--- Start of SUPPLIED DATA ---
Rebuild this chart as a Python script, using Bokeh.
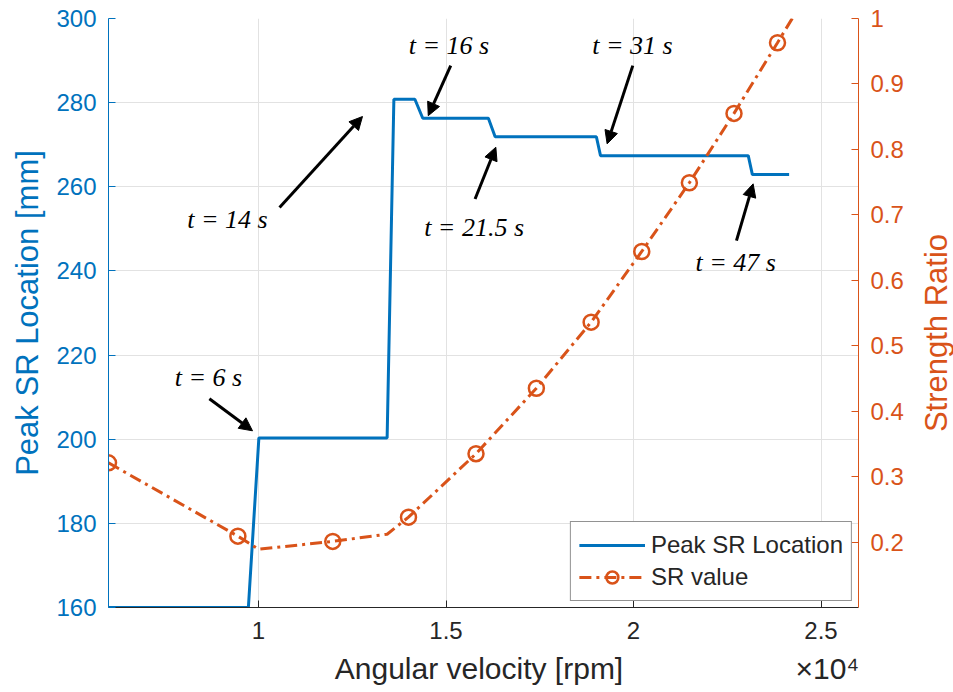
import math
from bokeh.plotting import figure
from bokeh.models import (Range1d, LinearAxis, FixedTicker, CustomJSTickFormatter,
                          Legend, LegendItem, Label, Arrow, NormalHead)
from bokeh.embed import file_html
from bokeh.resources import INLINE

# ---------------- data ----------------
peak_rpm = [6000, 9730, 10010, 13430, 13610, 14170, 14380, 16130, 16310,
            19010, 19120, 23060, 23170, 24150]
peak_mm = [160, 160, 200.3, 200.3, 280.8, 280.8, 276.3, 276.3, 271.9,
           271.9, 267.4, 267.4, 262.9, 262.9]

sr_rpm = [6000, 9450, 10000, 11980, 13430, 14000, 15800, 17410, 18870,
          20220, 21490, 22680, 23840, 24950]
sr_val = [0.321, 0.209, 0.189, 0.201, 0.212, 0.238, 0.335, 0.435, 0.536,
          0.644, 0.749, 0.855, 0.963, 1.068]
sr_marker_idx = [0, 1, 3, 5, 6, 7, 8, 9, 10, 11, 12, 13]

x_ticks = [10000, 15000, 20000, 25000]
left_ticks = [160, 180, 200, 220, 240, 260, 280, 300]
right_ticks = [0.2, 0.3, 0.4, 0.5, 0.6, 0.7, 0.8, 0.9, 1.0]

x_label = "Angular velocity [rpm]"
x_exponent = "\u00d710\u2074"
left_label = "Peak SR Location [mm]"
right_label = "Strength Ratio"

ann_text = ["t = 6 s", "t = 14 s", "t = 16 s", "t = 21.5 s", "t = 31 s", "t = 47 s"]

# annotation layout (text position, arrow tail, arrow head) in axis units
ann_text_pos = [(8663, 214.6), (9171, 252.2), (15080, 293.5), (15749, 250.3),
                (19973, 293.5), (22727, 242.0)]
ann_tail = [(8690, 209.6), (10561, 255.1), (15126, 288.8), (15775, 257.1),
            (19981, 288.8), (22746, 247.2)]
ann_head = [(9840, 202.0), (12773, 276.7), (14527, 276.9), (16329, 269.4),
            (19297, 270.2), (23190, 260.7)]
# layout positions (axis units) of the axis title, exponent and right title start
bottom_text_pos = [15880, 25170]
right_text_pos = [0.368]

BLUE = "#0072BD"
ORANGE = "#D95319"
DARK = "#262626"
FONT = "Liberation Sans"

p = figure(frame_width=750, frame_height=589, width=953, height=692,
           x_range=Range1d(6000, 26000), y_range=Range1d(160, 300),
           output_backend="svg", toolbar_location=None,
           min_border_left=108, min_border_right=95, min_border_top=18,
           min_border_bottom=85, background_fill_color="white",
           border_fill_color="white")
p.outline_line_color = None
p.extra_y_ranges = {"sr": Range1d(0.1, 1.0)}

# grid
p.xgrid.ticker = FixedTicker(ticks=x_ticks)
p.ygrid.ticker = FixedTicker(ticks=left_ticks)
p.xgrid.grid_line_color = "#e2e2e2"
p.ygrid.grid_line_color = "#e2e2e2"

# x axis (tick labels)
xa = p.xaxis[0]
xa.ticker = FixedTicker(ticks=x_ticks)
xa.formatter = CustomJSTickFormatter(code="return (Math.round(tick/1000)/10).toString();")
xa.major_label_text_font = FONT
xa.major_label_text_font_size = "24px"
xa.major_label_text_color = DARK
xa.major_label_standoff = 14
xa.axis_line_color = DARK
xa.major_tick_line_color = DARK
xa.major_tick_in = 7
xa.major_tick_out = 0
xa.minor_tick_line_color = None

# second row below: axis title and exponent
xb = LinearAxis()
xb.ticker = FixedTicker(ticks=bottom_text_pos)
xb.formatter = CustomJSTickFormatter(
    args=dict(a=x_label, b=x_exponent),
    code="return index == 0 ? a : b;")
xb.major_label_text_font = FONT
xb.major_label_text_font_size = "30px"
xb.major_label_text_color = DARK
xb.major_label_standoff = 10
xb.axis_line_color = None
xb.major_tick_line_color = None
xb.minor_tick_line_color = None
xb.major_tick_in = 0
xb.major_tick_out = 0
p.add_layout(xb, "below")

# left axis
ya = p.yaxis[0]
ya.ticker = FixedTicker(ticks=left_ticks)
ya.axis_label = left_label
ya.axis_label_text_font = FONT
ya.axis_label_text_font_size = "31px"
ya.axis_label_text_font_style = "normal"
ya.axis_label_text_color = BLUE
ya.axis_label_standoff = 8
ya.major_label_text_font = FONT
ya.major_label_text_font_size = "24px"
ya.major_label_text_color = BLUE
ya.major_label_standoff = 12
ya.axis_line_color = BLUE
ya.major_tick_line_color = BLUE
ya.major_tick_in = 7
ya.major_tick_out = 0
ya.minor_tick_line_color = None

# right axis (ticks)
ra = LinearAxis(y_range_name="sr")
ra.ticker = FixedTicker(ticks=right_ticks)
ra.formatter = CustomJSTickFormatter(code="return (Math.round(tick*10)/10).toString();")
ra.major_label_text_font = FONT
ra.major_label_text_font_size = "24px"
ra.major_label_text_color = ORANGE
ra.major_label_standoff = 12
ra.axis_line_color = ORANGE
ra.major_tick_line_color = ORANGE
ra.major_tick_in = 7
ra.major_tick_out = 0
ra.minor_tick_line_color = None
p.add_layout(ra, "right")

# right title (reads bottom to top)
rb = LinearAxis(y_range_name="sr")
rb.ticker = FixedTicker(ticks=right_text_pos)
rb.formatter = CustomJSTickFormatter(args=dict(t=right_label), code="return t;")
rb.major_label_orientation = math.pi / 2
rb.major_label_text_font = FONT
rb.major_label_text_font_size = "31px"
rb.major_label_text_color = ORANGE
rb.major_label_standoff = 30
rb.axis_line_color = None
rb.major_tick_line_color = None
rb.minor_tick_line_color = None
rb.major_tick_in = 0
rb.major_tick_out = 0
p.add_layout(rb, "right")

# series
peak_r = p.line(peak_rpm, peak_mm, line_color=BLUE, line_width=3)
sr_line = p.line(sr_rpm, sr_val, y_range_name="sr", line_color=ORANGE,
                 line_width=3, line_dash="12 5 3 5")
mx = [sr_rpm[i] for i in sr_marker_idx]
my = [sr_val[i] for i in sr_marker_idx]
sr_pts = p.scatter(mx, my, y_range_name="sr", marker="circle", size=15,
                   fill_color="white", fill_alpha=0, line_color=ORANGE, line_width=2.5)

legend = Legend(items=[LegendItem(label="Peak SR Location", renderers=[peak_r]),
                       LegendItem(label="SR value", renderers=[sr_line, sr_pts])],
                location="bottom_right")
legend.label_text_font = FONT
legend.label_text_font_size = "24px"
legend.label_text_color = DARK
legend.glyph_width = 66
legend.glyph_height = 30
legend.label_standoff = 6
legend.padding = 8
legend.spacing = 2
legend.margin = 6
legend.border_line_color = DARK
legend.border_line_width = 1
legend.background_fill_color = "white"
legend.background_fill_alpha = 1
p.add_layout(legend)

# annotations
for txt, (tx, ty), (ax0, ay0), (ax1, ay1) in zip(ann_text, ann_text_pos, ann_tail, ann_head):
    p.add_layout(Label(x=tx, y=ty, text=txt, text_align="center", text_baseline="middle",
                       text_font="Liberation Serif", text_font_style="italic",
                       text_font_size="26px", text_color="black"))
    p.add_layout(Arrow(x_start=ax0, y_start=ay0, x_end=ax1, y_end=ay1,
                       line_color="black", line_width=3,
                       end=NormalHead(size=13, fill_color="black", line_color="black",
                                      line_width=1)))

open("out.html", "w").write(file_html(p, INLINE))
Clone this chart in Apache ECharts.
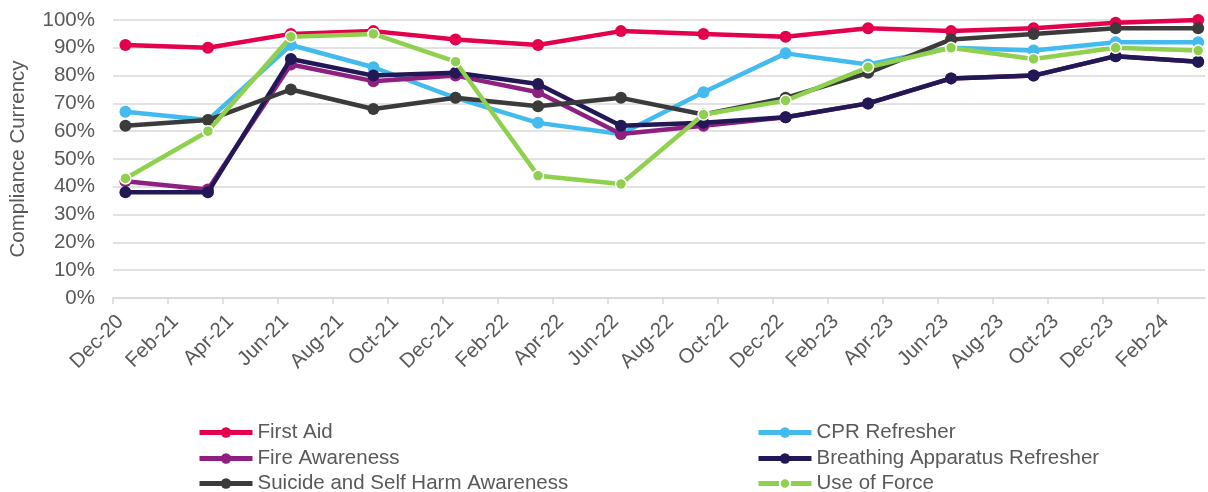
<!DOCTYPE html>
<html>
<head>
<meta charset="utf-8">
<script src="https://cdn.jsdelivr.net/npm/echarts@6/dist/echarts.min.js"></script>
<style>
html,body{margin:0;padding:0;background:#fff;}
#chart{width:1208px;height:492px;}
</style>
</head>
<body>
<div id="chart"></div>
<script>
// Observation dates (mid-month, quarterly)
const dates = ['2020-12-15','2021-03-15','2021-06-15','2021-09-15','2021-12-15','2022-03-15','2022-06-15',
               '2022-09-15','2022-12-15','2023-03-15','2023-06-15','2023-09-15','2023-12-15','2024-03-15'];
// Axis tick labels (every 2 months starting Dec-20)
const tickLabels = ['Dec-20','Feb-21','Apr-21','Jun-21','Aug-21','Oct-21','Dec-21','Feb-22','Apr-22','Jun-22',
                    'Aug-22','Oct-22','Dec-22','Feb-23','Apr-23','Jun-23','Aug-23','Oct-23','Dec-23','Feb-24'];
const seriesNames = ['First Aid','CPR Refresher','Fire Awareness','Breathing Apparatus Refresher',
                     'Suicide and Self Harm Awareness','Use of Force'];
const firstAid   = [91, 90, 95, 96, 93, 91, 96, 95, 94, 97, 96, 97, 99, 100];
const cpr        = [67, 64, 91, 83, 72, 63, 59, 74, 88, 84, 90, 89, 92, 92];
const fire       = [42, 39, 84, 78, 80, 74, 59, 62, 65, 70, 79, 80, 87, 85];
const breathing  = [38, 38, 86, 80, 81, 77, 62, 63, 65, 70, 79, 80, 87, 85];
const suicide    = [62, 64, 75, 68, 72, 69, 72, 66, 72, 81, 93, 95, 97, 97];
const useOfForce = [43, 60, 94, 95, 85, 44, 41, 66, 71, 83, 90, 86, 90, 89];

const colors = ['#E5004E','#44BBEE','#8E2080','#221855','#3B3B3B','#8FD14F'];
const values = [firstAid, cpr, fire, breathing, suicide, useOfForce];

// month offset from 1 Dec 2020
function monthIndex(s){
  const [y,m,d] = s.split('-').map(Number);
  const dim = new Date(y, m, 0).getDate();
  return (y-2020)*12 + (m-12) + (d-1)/dim;
}
const xs = dates.map(monthIndex);

const series = seriesNames.map((name,i)=>{
  const isForce = i===5;
  return {
    name: name,
    type: 'line',
    data: values[i].map((v,j)=>[xs[j], v]),
    symbol: 'circle',
    symbolSize: isForce ? 11 : 12,
    lineStyle: {width: 4.5, color: colors[i]},
    itemStyle: isForce ? {color: colors[i], borderColor:'#ffffff', borderWidth:1.5} : {color: colors[i]},
    z: 2 + i,
    animation: false
  };
});

const FONT = 'Liberation Sans, Arial, sans-serif';
const legendText = {fontFamily:FONT, fontSize:20.5, color:'#595959', lineHeight:20};
// legend layout: two columns, three rows
const legendCols = [197, 756];
const legendRowsTop = [422, 448, 473];
const legends = seriesNames.map((name,i)=>({
  data:[name], orient:'horizontal',
  left: legendCols[i%2], top: legendRowsTop[Math.floor(i/2)],
  itemWidth:53, itemHeight:13, itemGap:0, padding:0,
  lineStyle:{width:5},
  textStyle:legendText
}));

const chart = echarts.init(document.getElementById('chart'), null, {renderer:'canvas'});
chart.setOption({
  animation:false,
  grid:{left:111, right:3, top:20, bottom:194, containLabel:false},
  xAxis:{
    type:'value', min:0, max:39.7, interval:2,
    axisLine:{show:true, lineStyle:{color:'#d9d9d9', width:1.5}},
    axisTick:{show:true, length:6, lineStyle:{color:'#d9d9d9', width:1.5}},
    splitLine:{show:false},
    axisLabel:{
      rotate:45, fontSize:20.5, color:'#595959', fontFamily:FONT, margin:13,
      verticalAlign:'top',
      showMaxLabel:false,
      formatter:function(v){ const k=Math.round(v/2); return tickLabels[k]!==undefined && Math.abs(v-2*k)<1e-6 ? tickLabels[k] : ''; }
    }
  },
  yAxis:{
    type:'value', min:0, max:100, interval:10,
    name:'Compliance Currency', nameLocation:'middle', nameGap:84,
    nameTextStyle:{fontSize:20.5, color:'#595959', fontFamily:FONT},
    axisLine:{show:false}, axisTick:{show:false},
    splitLine:{lineStyle:{color:'#d9d9d9', width:1.5}},
    axisLabel:{formatter:'{value}%', fontSize:20.5, color:'#595959', fontFamily:FONT, margin:18}
  },
  legend:legends,
  series:series
});
</script>
</body>
</html>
--- End of SUPPLIED DATA ---
▶ _WRITTEN TASK_
Quote exactly what appears from the line containing "Clone this chart in Apache ECharts." through the line containing "const xs = dates.map(monthIndex);", both included, except for the pictures, and nothing more.

▶ _TASK ANSWER_
Clone this chart in Apache ECharts.
<!DOCTYPE html>
<html>
<head>
<meta charset="utf-8">
<script src="https://cdn.jsdelivr.net/npm/echarts@6/dist/echarts.min.js"></script>
<style>
html,body{margin:0;padding:0;background:#fff;}
#chart{width:1208px;height:492px;}
</style>
</head>
<body>
<div id="chart"></div>
<script>
// Observation dates (mid-month, quarterly)
const dates = ['2020-12-15','2021-03-15','2021-06-15','2021-09-15','2021-12-15','2022-03-15','2022-06-15',
               '2022-09-15','2022-12-15','2023-03-15','2023-06-15','2023-09-15','2023-12-15','2024-03-15'];
// Axis tick labels (every 2 months starting Dec-20)
const tickLabels = ['Dec-20','Feb-21','Apr-21','Jun-21','Aug-21','Oct-21','Dec-21','Feb-22','Apr-22','Jun-22',
                    'Aug-22','Oct-22','Dec-22','Feb-23','Apr-23','Jun-23','Aug-23','Oct-23','Dec-23','Feb-24'];
const seriesNames = ['First Aid','CPR Refresher','Fire Awareness','Breathing Apparatus Refresher',
                     'Suicide and Self Harm Awareness','Use of Force'];
const firstAid   = [91, 90, 95, 96, 93, 91, 96, 95, 94, 97, 96, 97, 99, 100];
const cpr        = [67, 64, 91, 83, 72, 63, 59, 74, 88, 84, 90, 89, 92, 92];
const fire       = [42, 39, 84, 78, 80, 74, 59, 62, 65, 70, 79, 80, 87, 85];
const breathing  = [38, 38, 86, 80, 81, 77, 62, 63, 65, 70, 79, 80, 87, 85];
const suicide    = [62, 64, 75, 68, 72, 69, 72, 66, 72, 81, 93, 95, 97, 97];
const useOfForce = [43, 60, 94, 95, 85, 44, 41, 66, 71, 83, 90, 86, 90, 89];

const colors = ['#E5004E','#44BBEE','#8E2080','#221855','#3B3B3B','#8FD14F'];
const values = [firstAid, cpr, fire, breathing, suicide, useOfForce];

// month offset from 1 Dec 2020
function monthIndex(s){
  const [y,m,d] = s.split('-').map(Number);
  const dim = new Date(y, m, 0).getDate();
  return (y-2020)*12 + (m-12) + (d-1)/dim;
}
const xs = dates.map(monthIndex);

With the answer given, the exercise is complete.